* Task directions:
Return exactly the lines that run from the beginning through the line containing "const textoPausa = 'paused';", both included, and no others.

* Recorded information:
# # # # #
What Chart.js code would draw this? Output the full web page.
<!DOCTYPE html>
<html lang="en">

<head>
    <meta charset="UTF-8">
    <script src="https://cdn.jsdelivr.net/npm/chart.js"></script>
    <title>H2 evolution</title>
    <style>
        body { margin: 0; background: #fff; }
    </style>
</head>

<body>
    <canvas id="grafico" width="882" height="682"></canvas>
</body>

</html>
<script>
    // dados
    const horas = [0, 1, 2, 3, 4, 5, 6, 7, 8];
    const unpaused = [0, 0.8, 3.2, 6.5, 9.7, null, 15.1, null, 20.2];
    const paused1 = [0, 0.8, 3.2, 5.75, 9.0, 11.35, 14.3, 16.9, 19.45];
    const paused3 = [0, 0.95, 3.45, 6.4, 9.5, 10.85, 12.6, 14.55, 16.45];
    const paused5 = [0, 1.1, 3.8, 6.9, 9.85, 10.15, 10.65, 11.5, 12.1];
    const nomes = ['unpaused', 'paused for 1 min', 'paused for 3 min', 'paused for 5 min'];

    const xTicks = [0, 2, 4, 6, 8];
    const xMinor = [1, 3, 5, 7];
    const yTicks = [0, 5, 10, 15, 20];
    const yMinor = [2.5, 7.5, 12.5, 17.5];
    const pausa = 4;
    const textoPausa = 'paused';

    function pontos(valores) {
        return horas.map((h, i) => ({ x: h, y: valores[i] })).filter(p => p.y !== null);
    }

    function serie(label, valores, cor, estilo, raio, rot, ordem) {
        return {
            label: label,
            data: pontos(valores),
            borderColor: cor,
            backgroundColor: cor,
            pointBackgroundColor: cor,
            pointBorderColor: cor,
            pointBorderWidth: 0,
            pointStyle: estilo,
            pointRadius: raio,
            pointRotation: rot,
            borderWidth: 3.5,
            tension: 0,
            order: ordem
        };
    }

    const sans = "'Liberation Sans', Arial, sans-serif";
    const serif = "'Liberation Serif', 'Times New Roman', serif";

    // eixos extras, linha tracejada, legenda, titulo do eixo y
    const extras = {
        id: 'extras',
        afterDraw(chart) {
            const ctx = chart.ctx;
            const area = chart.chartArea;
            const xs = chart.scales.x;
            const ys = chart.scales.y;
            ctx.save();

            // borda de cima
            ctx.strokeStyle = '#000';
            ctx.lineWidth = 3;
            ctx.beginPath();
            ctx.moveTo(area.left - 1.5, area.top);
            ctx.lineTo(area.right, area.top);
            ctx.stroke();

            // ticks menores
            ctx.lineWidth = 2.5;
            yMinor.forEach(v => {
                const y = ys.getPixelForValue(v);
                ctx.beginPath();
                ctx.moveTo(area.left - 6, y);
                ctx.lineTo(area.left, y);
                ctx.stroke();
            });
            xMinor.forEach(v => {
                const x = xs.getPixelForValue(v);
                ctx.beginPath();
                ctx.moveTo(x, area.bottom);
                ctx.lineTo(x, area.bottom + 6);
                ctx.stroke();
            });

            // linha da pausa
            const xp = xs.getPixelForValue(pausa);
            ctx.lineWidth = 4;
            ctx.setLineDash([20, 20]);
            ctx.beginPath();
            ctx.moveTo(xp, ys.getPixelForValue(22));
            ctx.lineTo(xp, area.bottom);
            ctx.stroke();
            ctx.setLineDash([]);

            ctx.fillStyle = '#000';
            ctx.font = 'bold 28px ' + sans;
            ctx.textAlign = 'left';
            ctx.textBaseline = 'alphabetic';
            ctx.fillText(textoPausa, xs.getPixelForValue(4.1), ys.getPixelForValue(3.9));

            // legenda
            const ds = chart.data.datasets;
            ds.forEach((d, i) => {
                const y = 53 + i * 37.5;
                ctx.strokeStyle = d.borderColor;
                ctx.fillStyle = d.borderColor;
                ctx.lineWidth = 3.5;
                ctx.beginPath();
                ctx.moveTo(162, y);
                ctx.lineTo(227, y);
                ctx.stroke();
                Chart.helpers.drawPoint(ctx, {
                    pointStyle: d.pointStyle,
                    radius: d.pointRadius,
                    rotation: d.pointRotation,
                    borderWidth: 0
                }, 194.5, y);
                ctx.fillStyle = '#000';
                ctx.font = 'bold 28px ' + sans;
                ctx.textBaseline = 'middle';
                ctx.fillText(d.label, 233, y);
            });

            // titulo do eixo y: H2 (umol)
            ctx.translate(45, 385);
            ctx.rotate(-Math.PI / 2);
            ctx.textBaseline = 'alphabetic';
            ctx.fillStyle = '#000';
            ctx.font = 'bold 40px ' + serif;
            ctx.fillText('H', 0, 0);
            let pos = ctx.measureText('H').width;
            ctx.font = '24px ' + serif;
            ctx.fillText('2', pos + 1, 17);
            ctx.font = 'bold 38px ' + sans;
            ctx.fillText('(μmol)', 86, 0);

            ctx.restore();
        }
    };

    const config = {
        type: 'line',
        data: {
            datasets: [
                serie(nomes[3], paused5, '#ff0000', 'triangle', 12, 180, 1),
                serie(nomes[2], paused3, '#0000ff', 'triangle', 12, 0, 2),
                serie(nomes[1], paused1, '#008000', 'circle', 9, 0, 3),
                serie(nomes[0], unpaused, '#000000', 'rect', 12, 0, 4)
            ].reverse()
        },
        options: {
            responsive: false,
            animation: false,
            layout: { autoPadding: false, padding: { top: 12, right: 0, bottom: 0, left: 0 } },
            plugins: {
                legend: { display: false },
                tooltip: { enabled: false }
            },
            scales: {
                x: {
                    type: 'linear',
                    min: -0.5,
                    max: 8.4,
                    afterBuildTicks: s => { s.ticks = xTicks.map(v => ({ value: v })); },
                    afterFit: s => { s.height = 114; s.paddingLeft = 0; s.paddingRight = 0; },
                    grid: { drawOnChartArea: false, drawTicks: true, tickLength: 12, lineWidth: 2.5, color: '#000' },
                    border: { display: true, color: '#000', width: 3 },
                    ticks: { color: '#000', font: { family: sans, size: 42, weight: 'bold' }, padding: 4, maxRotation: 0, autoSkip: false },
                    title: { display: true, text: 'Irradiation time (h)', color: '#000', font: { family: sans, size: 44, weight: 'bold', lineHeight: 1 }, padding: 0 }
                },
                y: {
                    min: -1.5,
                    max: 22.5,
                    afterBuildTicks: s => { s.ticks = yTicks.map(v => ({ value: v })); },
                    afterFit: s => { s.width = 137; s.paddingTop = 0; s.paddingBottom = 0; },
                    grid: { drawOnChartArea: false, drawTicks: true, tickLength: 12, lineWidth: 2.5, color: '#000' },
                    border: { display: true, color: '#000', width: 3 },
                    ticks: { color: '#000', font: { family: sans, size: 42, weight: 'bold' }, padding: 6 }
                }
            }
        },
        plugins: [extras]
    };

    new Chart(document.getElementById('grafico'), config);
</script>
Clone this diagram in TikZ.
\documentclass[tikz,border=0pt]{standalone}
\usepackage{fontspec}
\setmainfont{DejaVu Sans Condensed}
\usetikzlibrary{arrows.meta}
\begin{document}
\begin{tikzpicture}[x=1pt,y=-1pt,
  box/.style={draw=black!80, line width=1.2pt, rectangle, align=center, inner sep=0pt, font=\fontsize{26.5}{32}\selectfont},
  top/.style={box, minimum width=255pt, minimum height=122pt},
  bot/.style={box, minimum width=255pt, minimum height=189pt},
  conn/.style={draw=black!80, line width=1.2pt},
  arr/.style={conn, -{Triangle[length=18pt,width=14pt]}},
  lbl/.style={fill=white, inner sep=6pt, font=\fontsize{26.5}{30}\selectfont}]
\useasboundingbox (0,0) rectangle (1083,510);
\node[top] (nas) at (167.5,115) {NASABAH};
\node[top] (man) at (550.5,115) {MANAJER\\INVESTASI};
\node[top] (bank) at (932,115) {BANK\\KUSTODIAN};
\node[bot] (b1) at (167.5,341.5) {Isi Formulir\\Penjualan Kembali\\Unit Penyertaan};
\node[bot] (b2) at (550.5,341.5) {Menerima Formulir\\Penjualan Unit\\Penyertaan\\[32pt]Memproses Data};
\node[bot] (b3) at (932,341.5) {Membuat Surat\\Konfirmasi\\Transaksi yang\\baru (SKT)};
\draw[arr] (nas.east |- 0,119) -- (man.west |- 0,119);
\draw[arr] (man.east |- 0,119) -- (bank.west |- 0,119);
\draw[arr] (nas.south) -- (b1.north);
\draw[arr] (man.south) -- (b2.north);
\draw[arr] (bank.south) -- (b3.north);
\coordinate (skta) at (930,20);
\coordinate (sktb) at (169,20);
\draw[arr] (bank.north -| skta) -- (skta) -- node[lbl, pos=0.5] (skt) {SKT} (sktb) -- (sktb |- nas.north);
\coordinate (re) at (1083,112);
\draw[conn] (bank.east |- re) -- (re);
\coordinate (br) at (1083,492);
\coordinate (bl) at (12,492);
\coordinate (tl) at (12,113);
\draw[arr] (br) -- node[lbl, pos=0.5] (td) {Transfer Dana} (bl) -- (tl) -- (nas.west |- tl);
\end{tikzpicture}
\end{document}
# # # # #
* Output of the task:
What Chart.js code would draw this? Output the full web page.
<!DOCTYPE html>
<html lang="en">

<head>
    <meta charset="UTF-8">
    <script src="https://cdn.jsdelivr.net/npm/chart.js"></script>
    <title>H2 evolution</title>
    <style>
        body { margin: 0; background: #fff; }
    </style>
</head>

<body>
    <canvas id="grafico" width="882" height="682"></canvas>
</body>

</html>
<script>
    // dados
    const horas = [0, 1, 2, 3, 4, 5, 6, 7, 8];
    const unpaused = [0, 0.8, 3.2, 6.5, 9.7, null, 15.1, null, 20.2];
    const paused1 = [0, 0.8, 3.2, 5.75, 9.0, 11.35, 14.3, 16.9, 19.45];
    const paused3 = [0, 0.95, 3.45, 6.4, 9.5, 10.85, 12.6, 14.55, 16.45];
    const paused5 = [0, 1.1, 3.8, 6.9, 9.85, 10.15, 10.65, 11.5, 12.1];
    const nomes = ['unpaused', 'paused for 1 min', 'paused for 3 min', 'paused for 5 min'];

    const xTicks = [0, 2, 4, 6, 8];
    const xMinor = [1, 3, 5, 7];
    const yTicks = [0, 5, 10, 15, 20];
    const yMinor = [2.5, 7.5, 12.5, 17.5];
    const pausa = 4;
    const textoPausa = 'paused';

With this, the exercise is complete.